Committee to consider change to bill targeting trans youth
In this March 15, 2021, file photo, demonstrators gather on the steps of the Montana Capitol in Helena to protest two bills targeting transgender youth amid overwhelming testimony opposing the measures. (Thom Bridge/Independent Record via AP)
| April 13, 2021 6:00 AM
HELENA, Mont. (AP) — The Montana Legislature may consider changes to a measure that would ban transgender athletes from participating in school and college sports according to the gender with which they identify.
The House on Monday rejected an amendment that would have voided the legislation if the federal government withholds education funding because of the law. But the bill's sponsor, Republican Rep. John Fuller, said he supports a change that would require the state to carry out a full appeals process before voiding the legislation if federal officials withhold money.

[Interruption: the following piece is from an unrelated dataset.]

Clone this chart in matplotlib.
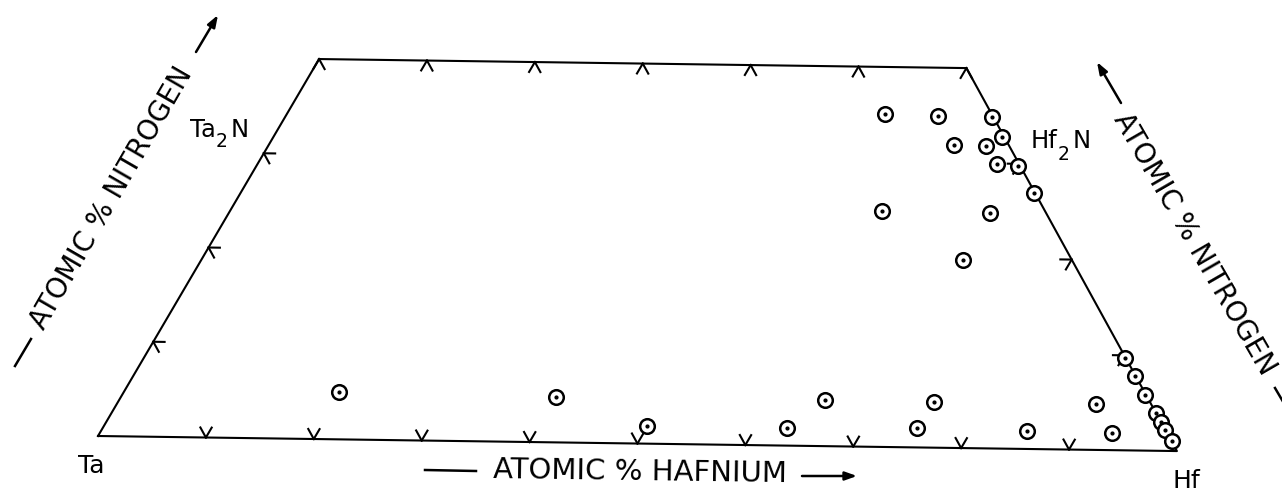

The bill heads next to a conference committee, where members of the House and Senate will discuss the proposed amendment.
The push for the change stems from President Joe Biden's executive order prohibiting discrimination on the basis of gender identity. Supporters of the amendment say that without a change, Montana could lose millions in education funding if it is found to violate the federal policy.
Similar bans have been introduced in more than 20 states this year. Republican governors in Arkansas, Tennessee and Mississippi signed them into law this month — without nullification clauses like the one being considered in Montana. A federal court blocked a similar law in Idaho last year.
Supporters of the measure assert that transgender girls have an advantage when playing on girls' sports teams. Opponents say the bills hurt transgender athletes' physical and emotional well-being as well as states' economies.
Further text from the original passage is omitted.